▸ **Task instructions**
All of the lines below are to be printed again exactly; images are excluded from the output.

▸ **Dataset extract**
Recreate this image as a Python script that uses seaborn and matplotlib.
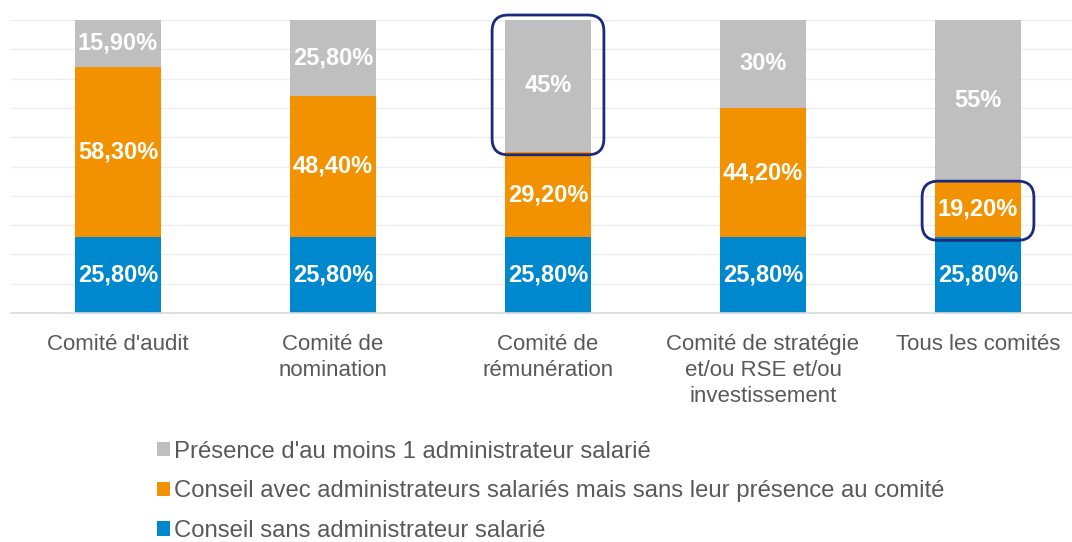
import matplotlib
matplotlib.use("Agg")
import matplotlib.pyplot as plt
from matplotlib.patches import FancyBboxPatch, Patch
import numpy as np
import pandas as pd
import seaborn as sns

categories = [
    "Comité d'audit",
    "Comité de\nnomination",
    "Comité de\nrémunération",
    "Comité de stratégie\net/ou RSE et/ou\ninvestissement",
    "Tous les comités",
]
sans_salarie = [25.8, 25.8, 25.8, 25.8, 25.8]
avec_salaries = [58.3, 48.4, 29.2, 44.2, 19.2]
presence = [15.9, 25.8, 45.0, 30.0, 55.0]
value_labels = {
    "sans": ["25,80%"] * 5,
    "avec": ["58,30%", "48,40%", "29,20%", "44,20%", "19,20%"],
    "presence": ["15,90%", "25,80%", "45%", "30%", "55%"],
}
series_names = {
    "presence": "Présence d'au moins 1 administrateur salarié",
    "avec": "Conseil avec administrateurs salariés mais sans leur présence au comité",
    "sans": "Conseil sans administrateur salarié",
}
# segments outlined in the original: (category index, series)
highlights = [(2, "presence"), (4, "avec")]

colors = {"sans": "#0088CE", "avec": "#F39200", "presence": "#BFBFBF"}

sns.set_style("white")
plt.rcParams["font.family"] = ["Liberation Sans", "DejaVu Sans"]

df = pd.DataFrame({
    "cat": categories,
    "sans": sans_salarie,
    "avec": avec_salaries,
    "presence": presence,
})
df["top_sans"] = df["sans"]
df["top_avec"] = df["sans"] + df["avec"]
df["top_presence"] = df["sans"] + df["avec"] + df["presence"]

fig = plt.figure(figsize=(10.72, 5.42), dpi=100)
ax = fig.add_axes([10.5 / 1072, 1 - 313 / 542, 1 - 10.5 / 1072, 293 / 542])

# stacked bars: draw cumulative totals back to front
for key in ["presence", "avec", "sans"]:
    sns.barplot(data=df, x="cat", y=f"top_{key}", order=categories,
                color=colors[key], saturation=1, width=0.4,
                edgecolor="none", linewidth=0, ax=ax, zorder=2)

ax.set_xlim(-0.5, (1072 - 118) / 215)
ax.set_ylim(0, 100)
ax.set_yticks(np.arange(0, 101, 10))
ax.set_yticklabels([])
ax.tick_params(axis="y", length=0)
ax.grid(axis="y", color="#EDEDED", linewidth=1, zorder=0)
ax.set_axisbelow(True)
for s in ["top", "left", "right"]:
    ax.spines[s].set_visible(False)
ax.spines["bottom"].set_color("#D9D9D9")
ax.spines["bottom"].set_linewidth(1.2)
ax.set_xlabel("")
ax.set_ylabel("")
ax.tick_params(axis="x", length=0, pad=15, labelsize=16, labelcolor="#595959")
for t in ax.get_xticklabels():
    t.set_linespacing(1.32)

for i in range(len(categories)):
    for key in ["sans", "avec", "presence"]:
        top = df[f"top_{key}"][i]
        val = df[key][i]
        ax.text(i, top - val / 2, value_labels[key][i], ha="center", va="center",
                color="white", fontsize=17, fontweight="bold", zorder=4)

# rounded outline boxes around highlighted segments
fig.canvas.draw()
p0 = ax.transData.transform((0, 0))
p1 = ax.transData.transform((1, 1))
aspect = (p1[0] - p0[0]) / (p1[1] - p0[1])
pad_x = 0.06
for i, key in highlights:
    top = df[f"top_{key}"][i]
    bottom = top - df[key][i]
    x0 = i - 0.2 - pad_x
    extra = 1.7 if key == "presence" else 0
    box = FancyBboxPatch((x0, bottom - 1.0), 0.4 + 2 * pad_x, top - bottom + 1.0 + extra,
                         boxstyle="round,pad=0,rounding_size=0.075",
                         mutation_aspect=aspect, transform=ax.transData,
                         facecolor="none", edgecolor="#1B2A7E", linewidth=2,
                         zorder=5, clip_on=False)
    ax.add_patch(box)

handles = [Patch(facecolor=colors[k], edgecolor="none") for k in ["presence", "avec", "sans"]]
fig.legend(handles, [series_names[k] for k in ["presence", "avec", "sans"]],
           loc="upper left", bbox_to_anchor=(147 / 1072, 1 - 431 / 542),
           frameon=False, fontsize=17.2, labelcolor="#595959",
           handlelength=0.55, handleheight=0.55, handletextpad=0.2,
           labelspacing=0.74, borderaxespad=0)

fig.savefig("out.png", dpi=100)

▸ **In response**
Recreate this image as a Python script that uses seaborn and matplotlib.
import matplotlib
matplotlib.use("Agg")
import matplotlib.pyplot as plt
from matplotlib.patches import FancyBboxPatch, Patch
import numpy as np
import pandas as pd
import seaborn as sns

categories = [
    "Comité d'audit",
    "Comité de\nnomination",
    "Comité de\nrémunération",
    "Comité de stratégie\net/ou RSE et/ou\ninvestissement",
    "Tous les comités",
]
sans_salarie = [25.8, 25.8, 25.8, 25.8, 25.8]
avec_salaries = [58.3, 48.4, 29.2, 44.2, 19.2]
presence = [15.9, 25.8, 45.0, 30.0, 55.0]
value_labels = {
    "sans": ["25,80%"] * 5,
    "avec": ["58,30%", "48,40%", "29,20%", "44,20%", "19,20%"],
    "presence": ["15,90%", "25,80%", "45%", "30%", "55%"],
}
series_names = {
    "presence": "Présence d'au moins 1 administrateur salarié",
    "avec": "Conseil avec administrateurs salariés mais sans leur présence au comité",
    "sans": "Conseil sans administrateur salarié",
}
# segments outlined in the original: (category index, series)
highlights = [(2, "presence"), (4, "avec")]

colors = {"sans": "#0088CE", "avec": "#F39200", "presence": "#BFBFBF"}

sns.set_style("white")
plt.rcParams["font.family"] = ["Liberation Sans", "DejaVu Sans"]

df = pd.DataFrame({
    "cat": categories,
    "sans": sans_salarie,
    "avec": avec_salaries,
    "presence": presence,
})
df["top_sans"] = df["sans"]
df["top_avec"] = df["sans"] + df["avec"]
df["top_presence"] = df["sans"] + df["avec"] + df["presence"]

fig = plt.figure(figsize=(10.72, 5.42), dpi=100)
ax = fig.add_axes([10.5 / 1072, 1 - 313 / 542, 1 - 10.5 / 1072, 293 / 542])

# stacked bars: draw cumulative totals back to front
for key in ["presence", "avec", "sans"]:
    sns.barplot(data=df, x="cat", y=f"top_{key}", order=categories,
                color=colors[key], saturation=1, width=0.4,
                edgecolor="none", linewidth=0, ax=ax, zorder=2)

ax.set_xlim(-0.5, (1072 - 118) / 215)
ax.set_ylim(0, 100)
ax.set_yticks(np.arange(0, 101, 10))
ax.set_yticklabels([])
ax.tick_params(axis="y", length=0)
ax.grid(axis="y", color="#EDEDED", linewidth=1, zorder=0)
ax.set_axisbelow(True)
for s in ["top", "left", "right"]:
    ax.spines[s].set_visible(False)
ax.spines["bottom"].set_color("#D9D9D9")
ax.spines["bottom"].set_linewidth(1.2)
ax.set_xlabel("")
ax.set_ylabel("")
ax.tick_params(axis="x", length=0, pad=15, labelsize=16, labelcolor="#595959")
for t in ax.get_xticklabels():
    t.set_linespacing(1.32)

for i in range(len(categories)):
    for key in ["sans", "avec", "presence"]:
        top = df[f"top_{key}"][i]
        val = df[key][i]
        ax.text(i, top - val / 2, value_labels[key][i], ha="center", va="center",
                color="white", fontsize=17, fontweight="bold", zorder=4)

# rounded outline boxes around highlighted segments
fig.canvas.draw()
p0 = ax.transData.transform((0, 0))
p1 = ax.transData.transform((1, 1))
aspect = (p1[0] - p0[0]) / (p1[1] - p0[1])
pad_x = 0.06
for i, key in highlights:
    top = df[f"top_{key}"][i]
    bottom = top - df[key][i]
    x0 = i - 0.2 - pad_x
    extra = 1.7 if key == "presence" else 0
    box = FancyBboxPatch((x0, bottom - 1.0), 0.4 + 2 * pad_x, top - bottom + 1.0 + extra,
                         boxstyle="round,pad=0,rounding_size=0.075",
                         mutation_aspect=aspect, transform=ax.transData,
                         facecolor="none", edgecolor="#1B2A7E", linewidth=2,
                         zorder=5, clip_on=False)
    ax.add_patch(box)

handles = [Patch(facecolor=colors[k], edgecolor="none") for k in ["presence", "avec", "sans"]]
fig.legend(handles, [series_names[k] for k in ["presence", "avec", "sans"]],
           loc="upper left", bbox_to_anchor=(147 / 1072, 1 - 431 / 542),
           frameon=False, fontsize=17.2, labelcolor="#595959",
           handlelength=0.55, handleheight=0.55, handletextpad=0.2,
           labelspacing=0.74, borderaxespad=0)

fig.savefig("out.png", dpi=100)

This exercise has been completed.